• [WORK TO COMPLETE] Reproduce the data below in full and exclude every picture.

** BEGIN RECORDS TO PROCESS **

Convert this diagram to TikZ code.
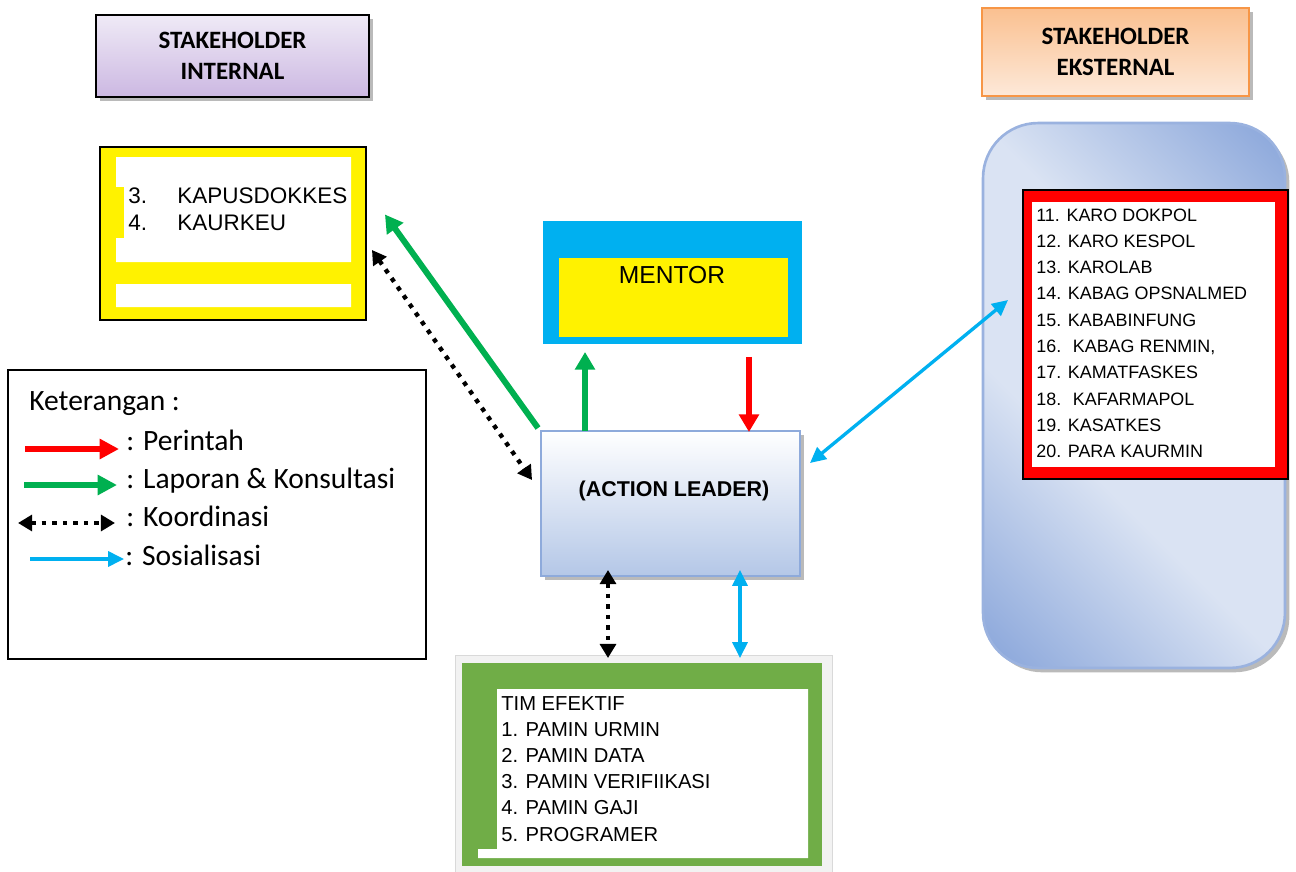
\documentclass[tikz,border=0pt]{standalone}
\usepackage{fontspec}
\setmainfont{Liberation Sans}
\newfontfamily\calfont{Carlito}
\usetikzlibrary{arrows.meta,calc,shadows}
\definecolor{cyanb}{HTML}{00B0F0}
\definecolor{greena}{HTML}{00B050}
\definecolor{greenbox}{HTML}{70AD47}
\definecolor{extlight}{HTML}{DAE3F3}
\definecolor{extdark}{HTML}{8FAADC}
\definecolor{alborder}{HTML}{8EAADB}
\definecolor{albottom}{HTML}{B4C7E7}
\definecolor{orgborder}{HTML}{F79646}
\definecolor{orgtop}{HTML}{FAC090}
\definecolor{orgbot}{HTML}{FDE9D9}
\definecolor{purtop}{HTML}{EFEAF6}
\definecolor{purbot}{HTML}{CCB8E2}
\pgfdeclarehorizontalshading{extshade}{100bp}{color(0bp)=(extdark); color(17bp)=(extdark); color(40bp)=(extlight); color(60bp)=(extlight); color(83bp)=(extdark); color(100bp)=(extdark)}
\begin{document}
\begin{tikzpicture}[x=0.02cm,y=-0.02cm,
  box/.style={rectangle,inner sep=0pt,outer sep=0pt},
  shd/.style={drop shadow={shadow xshift=2.5pt,shadow yshift=-2.5pt,fill=black!60,opacity=.45}},
  head/.style={box,draw,line width=1.1pt,font=\calfont\bfseries\fontsize{14.2}{17.5}\selectfont,align=center},
  arr/.style={line width=3.4pt,-{Triangle[length=10pt,width=11pt]}},
  dots/.style={line width=2.5pt,dash pattern=on 2.5pt off 3.5pt,{Triangle[length=8pt,width=9pt]}-{Triangle[length=8pt,width=9pt]}},
  sos/.style={cyanb,line width=1.9pt,{Triangle[length=9pt,width=8.5pt]}-{Triangle[length=9pt,width=8.5pt]}},
  lst/.style={anchor=base west,inner sep=0pt,font=\fontsize{11.5}{14}\selectfont},
  leglbl/.style={anchor=base west,inner sep=0pt,font=\calfont\fontsize{16.8}{18}\selectfont}]
\useasboundingbox (0,0) rectangle (1296,872);

\node[head,shd,top color=purtop,bottom color=purbot,minimum width=5.46cm,minimum height=1.64cm] (sint) at (232.5,56) {STAKEHOLDER\\INTERNAL};
\node[head,shd,draw=orgborder,top color=orgtop,bottom color=orgbot,minimum width=5.34cm,minimum height=1.76cm] (sext) at (1115.5,52) {STAKEHOLDER\\EKSTERNAL};

\node[box,draw,line width=1.1pt,fill=yellow,minimum width=5.32cm,minimum height=3.46cm] (yel) at (233,233.5) {};
\fill[white] (116,157) rectangle (351,262) (116,284) rectangle (351,307);
\fill[yellow] (116,187) rectangle (124,238);
\foreach \n/\t [count=\i from 0] in {3./KAPUSDOKKES,4./KAURKEU} {
    \node[lst,font=\fontsize{12.8}{14}\selectfont] (yn\i) at (128,203+27*\i) {\n};
    \node[lst,font=\fontsize{12.8}{14}\selectfont] (yt\i) at (177,203+27*\i) {\t};
}

\node[box,fill=cyanb,minimum width=5.18cm,minimum height=2.46cm] (mentor) at (672.5,282.5) {};
\fill[yellow] (559,258) rectangle (788,337);
\node[anchor=base,inner sep=0pt,font=\fontsize{14}{16}\selectfont] (mtxt) at (672,283) {MENTOR};

\node[box,shd,draw=alborder,line width=1.2pt,top color=white,bottom color=albottom,minimum width=5.18cm,minimum height=2.9cm] (al) at (670.5,503.5) {};
\node[inner sep=0pt,font=\bfseries\fontsize{12.2}{14}\selectfont] (altxt) at (674,491) {(ACTION LEADER)};

\node[box,shd,draw=extdark!90,line width=1.5pt,rounded corners=1.1cm,shade,shading=extshade,shading angle=45,minimum width=6.04cm,minimum height=10.9cm] (ext) at (1134,395.5) {};
\node[box,draw,line width=1.1pt,fill=red,minimum width=5.3cm,minimum height=5.78cm] (redbox) at (1155.5,334.5) {};
\fill[white] (1032,202) rectangle (1275,467);
\foreach \t [count=\i from 0] in {11. KARO DOKPOL,12. KARO KESPOL,13. KAROLAB,14. KABAG OPSNALMED,15. KABABINFUNG,{16. \ KABAG RENMIN,},17. KAMATFASKES,18. \ KAFARMAPOL,19. KASATKES,20. PARA KAURMIN} {
    \node[lst,font=\fontsize{10.2}{12}\selectfont] (ex\i) at (1036,221+26.3*\i) {\t};
}

\node[box,draw,line width=1.1pt,minimum width=8.36cm,minimum height=5.78cm] (leg) at (217,514.5) {};
\node[leglbl] (lket) at (29,410) {Keterangan :};
\node[leglbl] (lper) at (126,450) {: Perintah};
\node[leglbl] (llap) at (126,488) {: Laporan \& Konsultasi};
\node[leglbl] (lkoo) at (126,526) {: Koordinasi};
\node[leglbl] (lsos) at (125,565) {: Sosialisasi};
\draw[arr,red,line width=3.8pt,-{Triangle[length=11pt,width=11pt]}] ($(lper.base west)+(-101,-1)$) -- ($(lper.base west)+(-7,-1)$);
\draw[arr,greena,line width=3.8pt,-{Triangle[length=11pt,width=11pt]}] ($(llap.base west)+(-102,-3)$) -- ($(llap.base west)+(-9,-3)$);
\draw[dots] ($(lkoo.base west)+(-108,-3)$) -- ($(lkoo.base west)+(-11,-3)$);
\draw[sos,-{Triangle[length=9pt,width=8.5pt]}] ($(lsos.base west)+(-95,-6)$) -- ($(lsos.base west)+(-1,-6)$);

\node[box,fill=gray!10,draw=gray!30,minimum width=7.54cm,minimum height=4.34cm] (tim) at (643.5,763.5) {};
\fill[greenbox] (462,663) rectangle (822,866);
\fill[white] (497,689) rectangle (808,858) (478,849) rectangle (497,858);
\foreach \t [count=\i from 0] in {TIM EFEKTIF,1. PAMIN URMIN,2. PAMIN DATA,3. PAMIN VERIFIIKASI,4. PAMIN GAJI,5. PROGRAMER} {
    \node[lst] (tm\i) at (501,710+26.2*\i) {\t};
}

\draw[arr,greena] ($(al.north west)+(-3,-3)$) -- ($(yel.east)+(19,-19)$);
\draw[dots] ($(yel.east)+(6,16.5)$) -- ($(al.north west)+(-9,49)$);
\draw[arr,greena] ($(al.north west)+(44,0)$) -- ($(mentor.south west)+(42,8)$);
\draw[arr,red] ($(mentor.south)+(76.5,13)$) -- ($(al.north)+(78.5,1)$);
\draw[sos] ($(al.east)+(10,-40.5)$) -- ($(ext.west)+(25,-95.5)$);
\draw[dots] ($(al.south)+(-62.5,-6)$) -- ($(tim.north)+(-35.5,3)$);
\draw[sos] ($(al.south)+(69.5,-6)$) -- ($(tim.north)+(96.5,3)$);
\end{tikzpicture}
\end{document}
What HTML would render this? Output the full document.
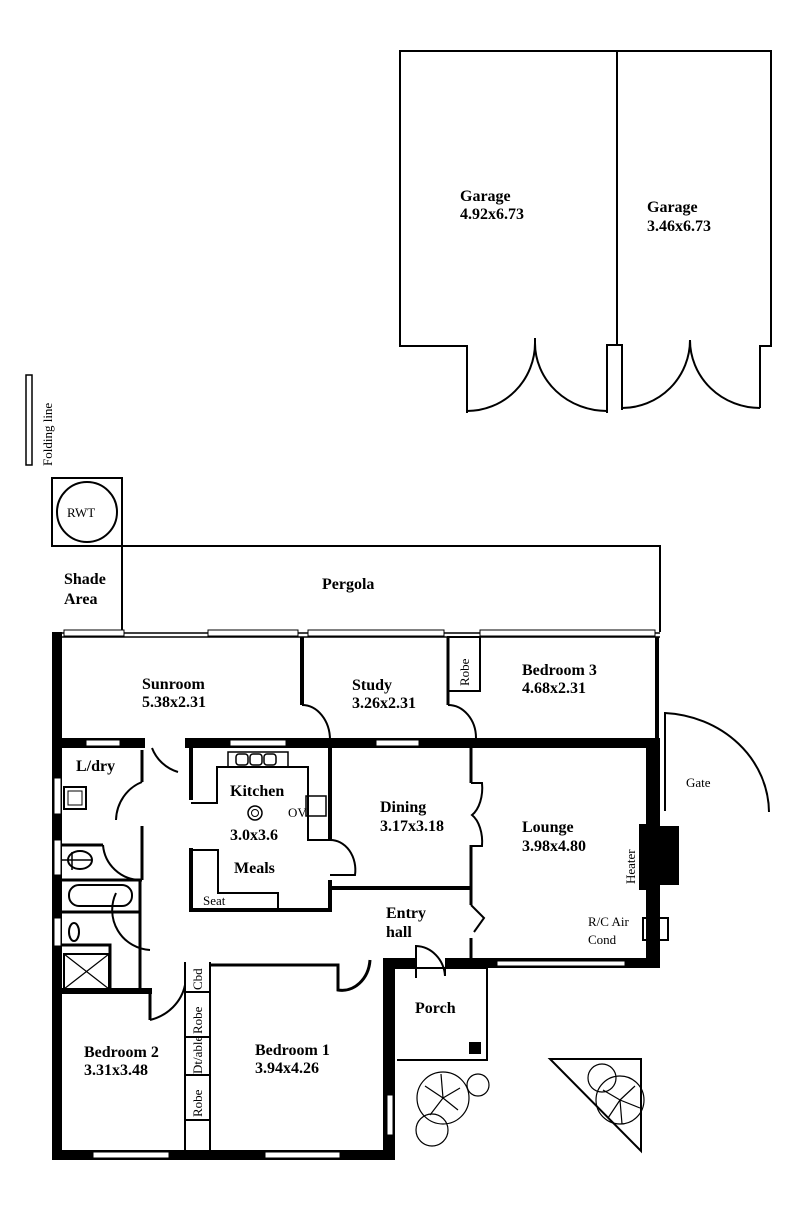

** END RECORDS TO PROCESS **

• [CORRECT OUTPUT]
Convert this diagram to TikZ code.
\documentclass[tikz,border=0pt]{standalone}
\usepackage{fontspec}
\setmainfont{Liberation Sans}
\newfontfamily\calfont{Carlito}
\usetikzlibrary{arrows.meta,calc,shadows}
\definecolor{cyanb}{HTML}{00B0F0}
\definecolor{greena}{HTML}{00B050}
\definecolor{greenbox}{HTML}{70AD47}
\definecolor{extlight}{HTML}{DAE3F3}
\definecolor{extdark}{HTML}{8FAADC}
\definecolor{alborder}{HTML}{8EAADB}
\definecolor{albottom}{HTML}{B4C7E7}
\definecolor{orgborder}{HTML}{F79646}
\definecolor{orgtop}{HTML}{FAC090}
\definecolor{orgbot}{HTML}{FDE9D9}
\definecolor{purtop}{HTML}{EFEAF6}
\definecolor{purbot}{HTML}{CCB8E2}
\pgfdeclarehorizontalshading{extshade}{100bp}{color(0bp)=(extdark); color(17bp)=(extdark); color(40bp)=(extlight); color(60bp)=(extlight); color(83bp)=(extdark); color(100bp)=(extdark)}
\begin{document}
\begin{tikzpicture}[x=0.02cm,y=-0.02cm,
  box/.style={rectangle,inner sep=0pt,outer sep=0pt},
  shd/.style={drop shadow={shadow xshift=2.5pt,shadow yshift=-2.5pt,fill=black!60,opacity=.45}},
  head/.style={box,draw,line width=1.1pt,font=\calfont\bfseries\fontsize{14.2}{17.5}\selectfont,align=center},
  arr/.style={line width=3.4pt,-{Triangle[length=10pt,width=11pt]}},
  dots/.style={line width=2.5pt,dash pattern=on 2.5pt off 3.5pt,{Triangle[length=8pt,width=9pt]}-{Triangle[length=8pt,width=9pt]}},
  sos/.style={cyanb,line width=1.9pt,{Triangle[length=9pt,width=8.5pt]}-{Triangle[length=9pt,width=8.5pt]}},
  lst/.style={anchor=base west,inner sep=0pt,font=\fontsize{11.5}{14}\selectfont},
  leglbl/.style={anchor=base west,inner sep=0pt,font=\calfont\fontsize{16.8}{18}\selectfont}]
\useasboundingbox (0,0) rectangle (1296,872);

\node[head,shd,top color=purtop,bottom color=purbot,minimum width=5.46cm,minimum height=1.64cm] (sint) at (232.5,56) {STAKEHOLDER\\INTERNAL};
\node[head,shd,draw=orgborder,top color=orgtop,bottom color=orgbot,minimum width=5.34cm,minimum height=1.76cm] (sext) at (1115.5,52) {STAKEHOLDER\\EKSTERNAL};

\node[box,draw,line width=1.1pt,fill=yellow,minimum width=5.32cm,minimum height=3.46cm] (yel) at (233,233.5) {};
\fill[white] (116,157) rectangle (351,262) (116,284) rectangle (351,307);
\fill[yellow] (116,187) rectangle (124,238);
\foreach \n/\t [count=\i from 0] in {3./KAPUSDOKKES,4./KAURKEU} {
    \node[lst,font=\fontsize{12.8}{14}\selectfont] (yn\i) at (128,203+27*\i) {\n};
    \node[lst,font=\fontsize{12.8}{14}\selectfont] (yt\i) at (177,203+27*\i) {\t};
}

\node[box,fill=cyanb,minimum width=5.18cm,minimum height=2.46cm] (mentor) at (672.5,282.5) {};
\fill[yellow] (559,258) rectangle (788,337);
\node[anchor=base,inner sep=0pt,font=\fontsize{14}{16}\selectfont] (mtxt) at (672,283) {MENTOR};

\node[box,shd,draw=alborder,line width=1.2pt,top color=white,bottom color=albottom,minimum width=5.18cm,minimum height=2.9cm] (al) at (670.5,503.5) {};
\node[inner sep=0pt,font=\bfseries\fontsize{12.2}{14}\selectfont] (altxt) at (674,491) {(ACTION LEADER)};

\node[box,shd,draw=extdark!90,line width=1.5pt,rounded corners=1.1cm,shade,shading=extshade,shading angle=45,minimum width=6.04cm,minimum height=10.9cm] (ext) at (1134,395.5) {};
\node[box,draw,line width=1.1pt,fill=red,minimum width=5.3cm,minimum height=5.78cm] (redbox) at (1155.5,334.5) {};
\fill[white] (1032,202) rectangle (1275,467);
\foreach \t [count=\i from 0] in {11. KARO DOKPOL,12. KARO KESPOL,13. KAROLAB,14. KABAG OPSNALMED,15. KABABINFUNG,{16. \ KABAG RENMIN,},17. KAMATFASKES,18. \ KAFARMAPOL,19. KASATKES,20. PARA KAURMIN} {
    \node[lst,font=\fontsize{10.2}{12}\selectfont] (ex\i) at (1036,221+26.3*\i) {\t};
}

\node[box,draw,line width=1.1pt,minimum width=8.36cm,minimum height=5.78cm] (leg) at (217,514.5) {};
\node[leglbl] (lket) at (29,410) {Keterangan :};
\node[leglbl] (lper) at (126,450) {: Perintah};
\node[leglbl] (llap) at (126,488) {: Laporan \& Konsultasi};
\node[leglbl] (lkoo) at (126,526) {: Koordinasi};
\node[leglbl] (lsos) at (125,565) {: Sosialisasi};
\draw[arr,red,line width=3.8pt,-{Triangle[length=11pt,width=11pt]}] ($(lper.base west)+(-101,-1)$) -- ($(lper.base west)+(-7,-1)$);
\draw[arr,greena,line width=3.8pt,-{Triangle[length=11pt,width=11pt]}] ($(llap.base west)+(-102,-3)$) -- ($(llap.base west)+(-9,-3)$);
\draw[dots] ($(lkoo.base west)+(-108,-3)$) -- ($(lkoo.base west)+(-11,-3)$);
\draw[sos,-{Triangle[length=9pt,width=8.5pt]}] ($(lsos.base west)+(-95,-6)$) -- ($(lsos.base west)+(-1,-6)$);

\node[box,fill=gray!10,draw=gray!30,minimum width=7.54cm,minimum height=4.34cm] (tim) at (643.5,763.5) {};
\fill[greenbox] (462,663) rectangle (822,866);
\fill[white] (497,689) rectangle (808,858) (478,849) rectangle (497,858);
\foreach \t [count=\i from 0] in {TIM EFEKTIF,1. PAMIN URMIN,2. PAMIN DATA,3. PAMIN VERIFIIKASI,4. PAMIN GAJI,5. PROGRAMER} {
    \node[lst] (tm\i) at (501,710+26.2*\i) {\t};
}

\draw[arr,greena] ($(al.north west)+(-3,-3)$) -- ($(yel.east)+(19,-19)$);
\draw[dots] ($(yel.east)+(6,16.5)$) -- ($(al.north west)+(-9,49)$);
\draw[arr,greena] ($(al.north west)+(44,0)$) -- ($(mentor.south west)+(42,8)$);
\draw[arr,red] ($(mentor.south)+(76.5,13)$) -- ($(al.north)+(78.5,1)$);
\draw[sos] ($(al.east)+(10,-40.5)$) -- ($(ext.west)+(25,-95.5)$);
\draw[dots] ($(al.south)+(-62.5,-6)$) -- ($(tim.north)+(-35.5,3)$);
\draw[sos] ($(al.south)+(69.5,-6)$) -- ($(tim.north)+(96.5,3)$);
\end{tikzpicture}
\end{document}
What HTML would render this? Output the full document.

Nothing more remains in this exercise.